WORK TO DO:
All of the records below must be output exactly, with no pictures carried over.
[Begin GIVEN DATA]
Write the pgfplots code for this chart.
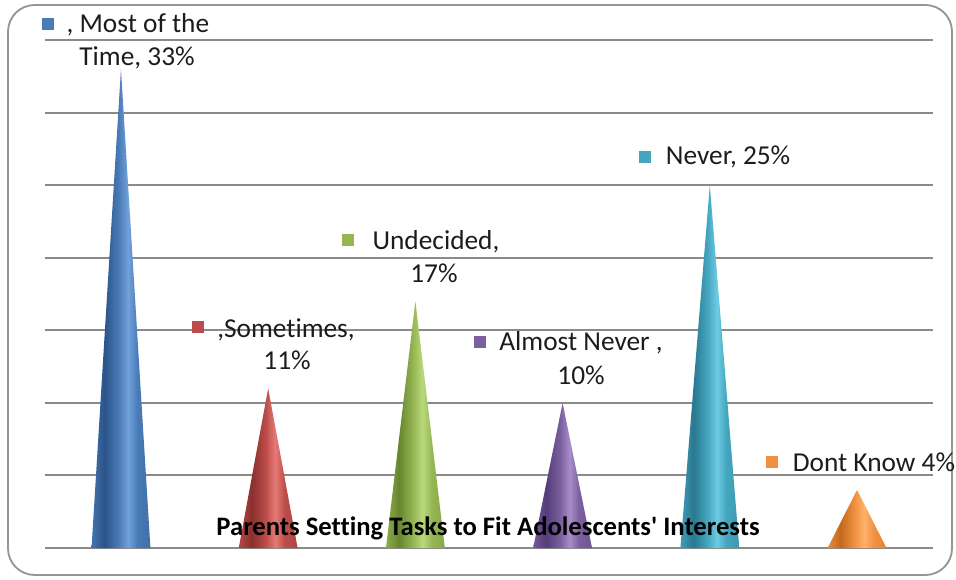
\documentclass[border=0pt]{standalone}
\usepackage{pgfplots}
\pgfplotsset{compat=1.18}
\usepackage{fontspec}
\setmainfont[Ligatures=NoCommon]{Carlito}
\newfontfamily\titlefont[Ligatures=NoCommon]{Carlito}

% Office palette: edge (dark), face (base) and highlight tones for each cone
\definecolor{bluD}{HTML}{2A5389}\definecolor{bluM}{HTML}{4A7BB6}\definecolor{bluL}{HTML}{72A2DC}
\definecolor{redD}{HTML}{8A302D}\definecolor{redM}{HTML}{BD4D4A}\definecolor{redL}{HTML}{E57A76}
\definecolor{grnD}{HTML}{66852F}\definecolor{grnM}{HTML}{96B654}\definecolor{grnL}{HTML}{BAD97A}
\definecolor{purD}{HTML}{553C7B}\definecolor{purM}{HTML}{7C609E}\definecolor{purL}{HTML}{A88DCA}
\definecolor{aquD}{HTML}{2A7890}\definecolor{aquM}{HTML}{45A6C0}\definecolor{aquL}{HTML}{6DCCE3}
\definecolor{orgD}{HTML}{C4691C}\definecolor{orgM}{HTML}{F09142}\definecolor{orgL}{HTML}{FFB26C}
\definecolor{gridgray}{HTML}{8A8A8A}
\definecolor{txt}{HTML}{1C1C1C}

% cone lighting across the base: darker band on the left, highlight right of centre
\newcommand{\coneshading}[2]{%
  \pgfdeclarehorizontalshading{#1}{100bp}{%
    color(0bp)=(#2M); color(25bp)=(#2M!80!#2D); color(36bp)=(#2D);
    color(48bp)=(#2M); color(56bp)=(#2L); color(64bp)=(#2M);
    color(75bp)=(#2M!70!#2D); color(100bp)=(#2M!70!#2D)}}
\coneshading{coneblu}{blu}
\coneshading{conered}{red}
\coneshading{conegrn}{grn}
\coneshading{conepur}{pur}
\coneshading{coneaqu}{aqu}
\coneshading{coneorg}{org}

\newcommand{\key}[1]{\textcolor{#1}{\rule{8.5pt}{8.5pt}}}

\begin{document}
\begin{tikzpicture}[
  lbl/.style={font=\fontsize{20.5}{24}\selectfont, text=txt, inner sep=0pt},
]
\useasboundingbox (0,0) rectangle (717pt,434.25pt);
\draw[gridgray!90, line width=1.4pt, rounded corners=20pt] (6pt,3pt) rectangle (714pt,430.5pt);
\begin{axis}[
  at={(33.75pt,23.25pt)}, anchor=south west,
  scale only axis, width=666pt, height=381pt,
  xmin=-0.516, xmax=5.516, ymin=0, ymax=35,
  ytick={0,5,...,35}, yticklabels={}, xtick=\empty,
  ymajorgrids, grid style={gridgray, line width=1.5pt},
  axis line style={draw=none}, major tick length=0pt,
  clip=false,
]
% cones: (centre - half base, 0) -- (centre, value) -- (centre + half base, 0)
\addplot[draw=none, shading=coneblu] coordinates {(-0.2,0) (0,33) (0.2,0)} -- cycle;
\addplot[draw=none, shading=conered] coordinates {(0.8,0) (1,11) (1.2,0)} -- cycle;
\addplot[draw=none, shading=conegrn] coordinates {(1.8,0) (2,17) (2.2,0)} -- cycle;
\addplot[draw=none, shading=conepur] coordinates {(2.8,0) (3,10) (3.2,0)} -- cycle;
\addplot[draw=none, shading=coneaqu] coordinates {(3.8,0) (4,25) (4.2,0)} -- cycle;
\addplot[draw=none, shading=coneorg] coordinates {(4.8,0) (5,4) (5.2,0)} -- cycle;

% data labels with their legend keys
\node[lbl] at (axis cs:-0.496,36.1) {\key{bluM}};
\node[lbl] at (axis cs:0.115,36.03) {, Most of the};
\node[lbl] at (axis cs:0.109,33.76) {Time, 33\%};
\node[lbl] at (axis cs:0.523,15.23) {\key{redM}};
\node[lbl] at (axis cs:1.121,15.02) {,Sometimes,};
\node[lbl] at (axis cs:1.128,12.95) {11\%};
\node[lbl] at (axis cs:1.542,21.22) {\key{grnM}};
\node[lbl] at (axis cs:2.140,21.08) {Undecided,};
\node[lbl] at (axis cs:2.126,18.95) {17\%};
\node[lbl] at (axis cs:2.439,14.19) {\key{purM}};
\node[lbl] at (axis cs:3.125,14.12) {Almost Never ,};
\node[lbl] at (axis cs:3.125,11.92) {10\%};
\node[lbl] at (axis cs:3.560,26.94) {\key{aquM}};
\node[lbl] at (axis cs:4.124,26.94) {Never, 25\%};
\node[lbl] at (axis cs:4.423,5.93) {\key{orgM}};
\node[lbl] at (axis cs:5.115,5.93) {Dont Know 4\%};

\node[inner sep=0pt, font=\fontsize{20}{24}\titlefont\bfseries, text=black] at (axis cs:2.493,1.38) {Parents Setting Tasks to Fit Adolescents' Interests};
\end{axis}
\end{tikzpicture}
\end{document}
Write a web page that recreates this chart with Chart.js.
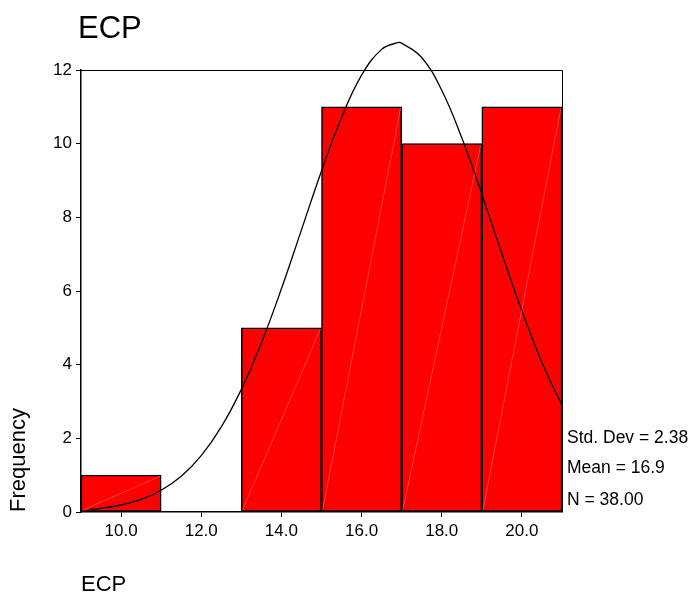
[End GIVEN DATA]
TASK ANSWER:
Write the pgfplots code for this chart.
\documentclass[border=0pt]{standalone}
\usepackage{pgfplots}
\pgfplotsset{compat=1.18}
\usepackage{fontspec}
\setmainfont[Ligatures=NoCommon]{Carlito}
\newfontfamily\titlefont[Ligatures=NoCommon]{Carlito}

% Office palette: edge (dark), face (base) and highlight tones for each cone
\definecolor{bluD}{HTML}{2A5389}\definecolor{bluM}{HTML}{4A7BB6}\definecolor{bluL}{HTML}{72A2DC}
\definecolor{redD}{HTML}{8A302D}\definecolor{redM}{HTML}{BD4D4A}\definecolor{redL}{HTML}{E57A76}
\definecolor{grnD}{HTML}{66852F}\definecolor{grnM}{HTML}{96B654}\definecolor{grnL}{HTML}{BAD97A}
\definecolor{purD}{HTML}{553C7B}\definecolor{purM}{HTML}{7C609E}\definecolor{purL}{HTML}{A88DCA}
\definecolor{aquD}{HTML}{2A7890}\definecolor{aquM}{HTML}{45A6C0}\definecolor{aquL}{HTML}{6DCCE3}
\definecolor{orgD}{HTML}{C4691C}\definecolor{orgM}{HTML}{F09142}\definecolor{orgL}{HTML}{FFB26C}
\definecolor{gridgray}{HTML}{8A8A8A}
\definecolor{txt}{HTML}{1C1C1C}

% cone lighting across the base: darker band on the left, highlight right of centre
\newcommand{\coneshading}[2]{%
  \pgfdeclarehorizontalshading{#1}{100bp}{%
    color(0bp)=(#2M); color(25bp)=(#2M!80!#2D); color(36bp)=(#2D);
    color(48bp)=(#2M); color(56bp)=(#2L); color(64bp)=(#2M);
    color(75bp)=(#2M!70!#2D); color(100bp)=(#2M!70!#2D)}}
\coneshading{coneblu}{blu}
\coneshading{conered}{red}
\coneshading{conegrn}{grn}
\coneshading{conepur}{pur}
\coneshading{coneaqu}{aqu}
\coneshading{coneorg}{org}

\newcommand{\key}[1]{\textcolor{#1}{\rule{8.5pt}{8.5pt}}}

\begin{document}
\begin{tikzpicture}[
  lbl/.style={font=\fontsize{20.5}{24}\selectfont, text=txt, inner sep=0pt},
]
\useasboundingbox (0,0) rectangle (717pt,434.25pt);
\draw[gridgray!90, line width=1.4pt, rounded corners=20pt] (6pt,3pt) rectangle (714pt,430.5pt);
\begin{axis}[
  at={(33.75pt,23.25pt)}, anchor=south west,
  scale only axis, width=666pt, height=381pt,
  xmin=-0.516, xmax=5.516, ymin=0, ymax=35,
  ytick={0,5,...,35}, yticklabels={}, xtick=\empty,
  ymajorgrids, grid style={gridgray, line width=1.5pt},
  axis line style={draw=none}, major tick length=0pt,
  clip=false,
]
% cones: (centre - half base, 0) -- (centre, value) -- (centre + half base, 0)
\addplot[draw=none, shading=coneblu] coordinates {(-0.2,0) (0,33) (0.2,0)} -- cycle;
\addplot[draw=none, shading=conered] coordinates {(0.8,0) (1,11) (1.2,0)} -- cycle;
\addplot[draw=none, shading=conegrn] coordinates {(1.8,0) (2,17) (2.2,0)} -- cycle;
\addplot[draw=none, shading=conepur] coordinates {(2.8,0) (3,10) (3.2,0)} -- cycle;
\addplot[draw=none, shading=coneaqu] coordinates {(3.8,0) (4,25) (4.2,0)} -- cycle;
\addplot[draw=none, shading=coneorg] coordinates {(4.8,0) (5,4) (5.2,0)} -- cycle;

% data labels with their legend keys
\node[lbl] at (axis cs:-0.496,36.1) {\key{bluM}};
\node[lbl] at (axis cs:0.115,36.03) {, Most of the};
\node[lbl] at (axis cs:0.109,33.76) {Time, 33\%};
\node[lbl] at (axis cs:0.523,15.23) {\key{redM}};
\node[lbl] at (axis cs:1.121,15.02) {,Sometimes,};
\node[lbl] at (axis cs:1.128,12.95) {11\%};
\node[lbl] at (axis cs:1.542,21.22) {\key{grnM}};
\node[lbl] at (axis cs:2.140,21.08) {Undecided,};
\node[lbl] at (axis cs:2.126,18.95) {17\%};
\node[lbl] at (axis cs:2.439,14.19) {\key{purM}};
\node[lbl] at (axis cs:3.125,14.12) {Almost Never ,};
\node[lbl] at (axis cs:3.125,11.92) {10\%};
\node[lbl] at (axis cs:3.560,26.94) {\key{aquM}};
\node[lbl] at (axis cs:4.124,26.94) {Never, 25\%};
\node[lbl] at (axis cs:4.423,5.93) {\key{orgM}};
\node[lbl] at (axis cs:5.115,5.93) {Dont Know 4\%};

\node[inner sep=0pt, font=\fontsize{20}{24}\titlefont\bfseries, text=black] at (axis cs:2.493,1.38) {Parents Setting Tasks to Fit Adolescents' Interests};
\end{axis}
\end{tikzpicture}
\end{document}
Write a web page that recreates this chart with Chart.js.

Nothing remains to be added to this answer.